Кто знает, как долго он заботился о своем ребенке, искал способ освободить его, сидел в подземной пещере, наблюдая за ним, подпитывая надежду, что однажды сумеет найти нужное заклятие, или ритуал, или бога, или демона, которому хватит мощи изменить его сына.
Несколько месяцев назад бесконечный ритуал, которому тысячи и тысячи лет подчинялось его существование, закончился.
И надежда умерла.
Началось истинное, давно откладывавшееся горе.
Я знаю простую истину: убийство из милосердия ни фига не милосердно по отношению к тем, кто остался жить.
Я пытаюсь представить, сколько раз Бэрронс ловил себя на том, что шагает к каменной комнате сына, как я ловила себя на том, что иду по коридору в спальню Алины, а на языке у меня вертится то, что мне очень нужно сказать ей вот прямо сейчас, не откладывая.

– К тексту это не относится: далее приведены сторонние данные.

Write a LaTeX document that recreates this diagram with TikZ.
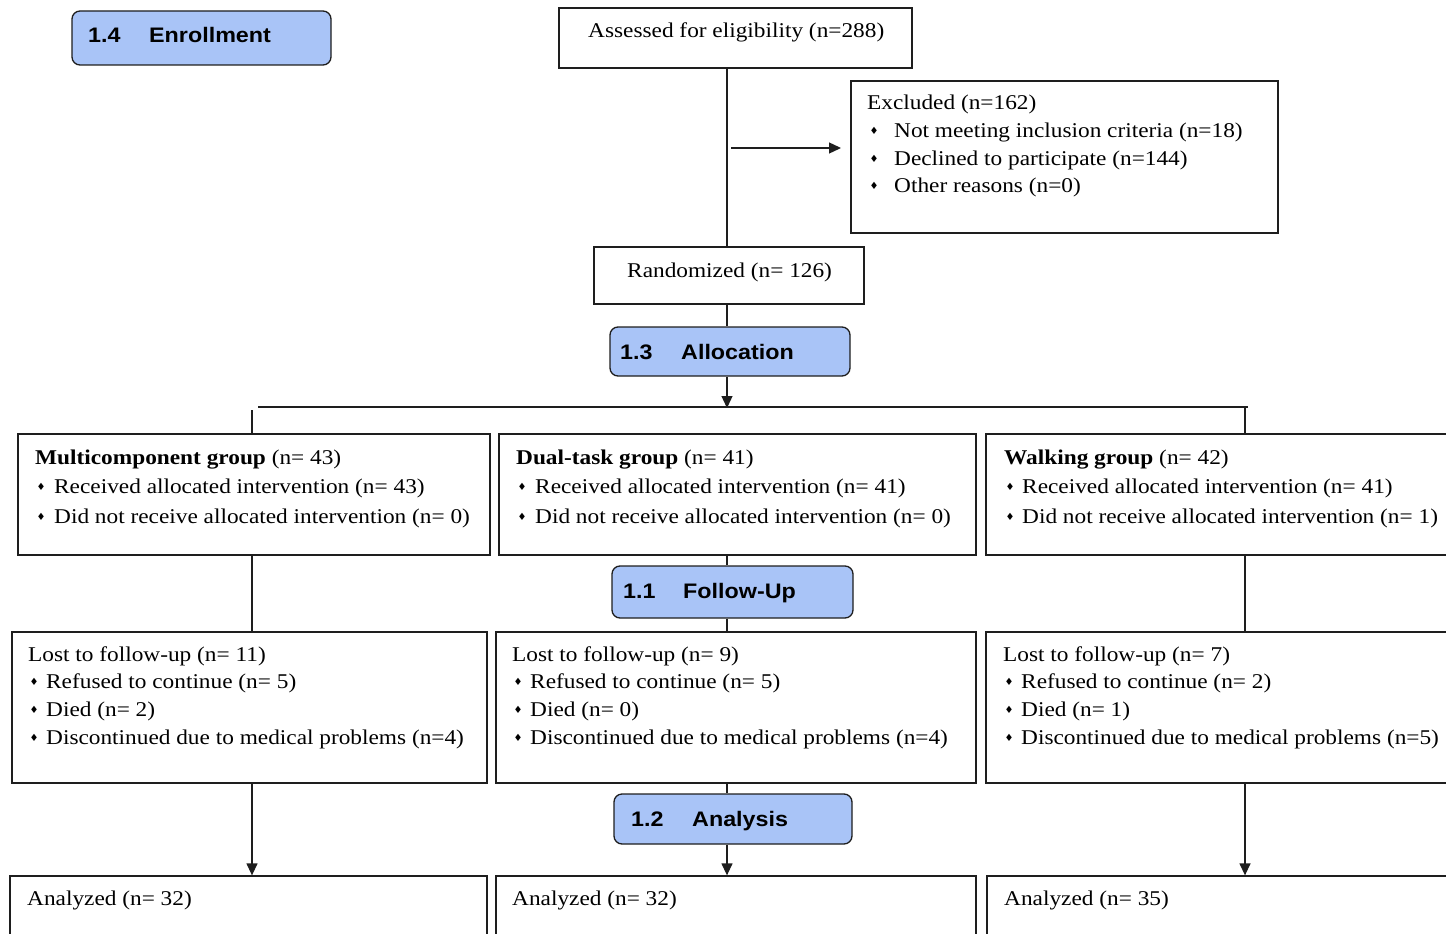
\documentclass[tikz,border=0pt]{standalone}
\usepackage{fontspec}
\setmainfont[FakeStretch=1.11]{Liberation Serif}
\setsansfont[FakeStretch=1.11]{Liberation Sans}
\newfontfamily\dvs{DejaVu Sans}
\usetikzlibrary{arrows.meta}
\definecolor{stageblue}{RGB}{169,196,247}
\definecolor{ink}{RGB}{30,30,30}
\newcommand\mkbox[6]{\node[#6, minimum width={#4-#2}, minimum height={#5-#3}] (#1) at ({(#2+#4)/2},{(#3+#5)/2}) {};}
\newcommand\li[4]{\node[txt] (#1) at (#2,#3) {#4};}
\newcommand\bu[3]{\node[bul] (#1) at (#2,#3) {♦};}
\begin{document}
\begin{tikzpicture}[x=1pt,y=-1pt,
  box/.style={draw=ink, line width=1.3pt, inner sep=0pt, fill=white},
  stage/.style={draw=ink, line width=1.3pt, rounded corners=8pt, fill=stageblue, inner sep=0pt},
  txt/.style={anchor=base west, inner sep=0pt, font=\fontsize{21}{25}\selectfont},
  stxt/.style={anchor=base west, inner sep=0pt, font=\sffamily\bfseries\fontsize{21}{25}\selectfont},
  bul/.style={anchor=center, inner sep=0pt, font=\dvs\fontsize{10}{10}\selectfont},
  conn/.style={line width=1.3pt, draw=ink},
  arr/.style={conn, -{Triangle[length=12pt,width=11pt]}}]
\useasboundingbox (0,0) rectangle (1446,934);
\clip (0,0) rectangle (1446,934);

% ---------- boxes ----------
\mkbox{enr}{72}{11}{331}{65}{stage}
\mkbox{assess}{559}{8}{912}{68}{box}
\mkbox{excl}{851}{81}{1278}{233}{box}
\mkbox{rand}{594}{247}{864}{304}{box}
\mkbox{alloc}{610}{327}{850}{376}{stage}
\mkbox{gm}{18}{434}{490}{555}{box}
\mkbox{gd}{499}{434}{976}{555}{box}
\mkbox{gw}{986}{434}{1470}{555}{box}
\mkbox{fu}{612}{566}{853}{618}{stage}
\mkbox{lm}{12}{632}{487}{783}{box}
\mkbox{ld}{496}{632}{976}{783}{box}
\mkbox{lw}{986}{632}{1470}{783}{box}
\mkbox{ana}{614}{794}{852}{844}{stage}
\mkbox{am}{10}{876}{487}{960}{box}
\mkbox{ad}{496}{876}{976}{960}{box}
\mkbox{aw}{987}{876}{1470}{960}{box}

% ---------- stage labels ----------
\node[stxt] (enrN) at (88,43) {1.4};
\node[stxt] (enrT) at (149,43) {Enrollment};
\node[stxt] (allN) at (620,359) {1.3};
\node[stxt] (allT) at (681,359) {Allocation};
\node[stxt] (fuN) at (623,598) {1.1};
\node[stxt] (fuT) at (683,598) {Follow-Up};
\node[stxt] (anN) at (631,826) {1.2};
\node[stxt] (anT) at (692,826) {Analysis};

% ---------- top texts ----------
\li{tA}{588}{38}{Assessed for eligibility (n=288)}
\li{tE0}{867}{110}{Excluded (n=162)}
\bu{bE1}{874}{131}\li{tE1}{894}{137}{Not meeting inclusion criteria (n=18)}
\bu{bE2}{874}{159}\li{tE2}{894}{165}{Declined to participate (n=144)}
\bu{bE3}{874}{186}\li{tE3}{894}{192}{Other reasons (n=0)}
\li{tR}{627}{277}{Randomized (n= 126)}

% ---------- groups ----------
\li{gm0}{35}{464}{\textbf{Multicomponent group} (n= 43)}
\bu{bgm1}{41}{487}\li{gm1}{54}{493}{Received allocated intervention (n= 43)}
\bu{bgm2}{41}{517}\li{gm2}{54}{523}{Did not receive allocated intervention (n= 0)}
\li{gd0}{516}{464}{\textbf{Dual-task group} (n= 41)}
\bu{bgd1}{522}{487}\li{gd1}{535}{493}{Received allocated intervention (n= 41)}
\bu{bgd2}{522}{517}\li{gd2}{535}{523}{Did not receive allocated intervention (n= 0)}
\li{gw0}{1004}{464}{\textbf{Walking group} (n= 42)}
\bu{bgw1}{1010}{487}\li{gw1}{1022}{493}{Received allocated intervention (n= 41)}
\bu{bgw2}{1010}{517}\li{gw2}{1022}{523}{Did not receive allocated intervention (n= 1)}

% ---------- lost to follow-up ----------
\li{lm0}{28}{661}{Lost to follow-up (n= 11)}
\bu{blm1}{34}{682}\li{lm1}{46}{688}{Refused to continue (n= 5)}
\bu{blm2}{34}{710}\li{lm2}{46}{716}{Died (n= 2)}
\bu{blm3}{34}{738}\li{lm3}{46}{744}{Discontinued due to medical problems (n=4)}
\li{ld0}{512}{661}{Lost to follow-up (n= 9)}
\bu{bld1}{518}{682}\li{ld1}{530}{688}{Refused to continue (n= 5)}
\bu{bld2}{518}{710}\li{ld2}{530}{716}{Died (n= 0)}
\bu{bld3}{518}{738}\li{ld3}{530}{744}{Discontinued due to medical problems (n=4)}
\li{lw0}{1003}{661}{Lost to follow-up (n= 7)}
\bu{blw1}{1009}{682}\li{lw1}{1021}{688}{Refused to continue (n= 2)}
\bu{blw2}{1009}{710}\li{lw2}{1021}{716}{Died (n= 1)}
\bu{blw3}{1009}{738}\li{lw3}{1021}{744}{Discontinued due to medical problems (n=5)}

% ---------- analyzed ----------
\li{am0}{27}{905}{Analyzed (n= 32)}
\li{ad0}{512}{905}{Analyzed (n= 32)}
\li{aw0}{1004}{905}{Analyzed (n= 35)}

% ---------- connectors ----------
\coordinate (cx) at (727,0);
\coordinate (xl) at (252,0);
\coordinate (xr) at (1245,0);
\draw[conn] (assess.south -| cx) -- (rand.north -| cx);
\coordinate (exA) at (731,148);
\coordinate (exB) at (841,148);
\draw[arr] (exA) -- (exB);
\draw[conn] (rand.south -| cx) -- (alloc.north -| cx);
\coordinate (split) at (727,408);
\draw[arr] (alloc.south -| cx) -- (split);
\coordinate (hl) at (258,407);
\coordinate (hr) at (1248,407);
\draw[conn] (hl) -- (hr);
\coordinate (vl) at (252,410);
\draw[conn] (vl) -- (gm.north -| xl);
\draw[conn] (hr -| xr) -- (gw.north -| xr);
\draw[conn] (gm.south -| xl) -- (lm.north -| xl);
\draw[conn] (gd.south -| cx) -- (fu.north -| cx);
\draw[conn] (fu.south -| cx) -- (ld.north -| cx);
\draw[conn] (gw.south -| xr) -- (lw.north -| xr);
\draw[arr] (lm.south -| xl) -- (am.north -| xl);
\draw[conn] (ld.south -| cx) -- (ana.north -| cx);
\draw[arr] (ana.south -| cx) -- (ad.north -| cx);
\draw[arr] (lw.south -| xr) -- (aw.north -| xr);
\end{tikzpicture}
\end{document}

В сотый раз поймав себя на этом, я поняла, что мне остается либо присоединиться к папе в черной дыре его депрессии, либо спиться в «Кирпичном» и умереть в сорок лет от цирроза печени, — либо полететь в Дублин и направить энергию своего горя на поиски ответов. Смерть — это последняя глава книги, которую невозможно не прочитать. И отчего-то все ждешь, что после окончания главы ты снова станешь таким, каким был прежде. Не станешь. Никогда.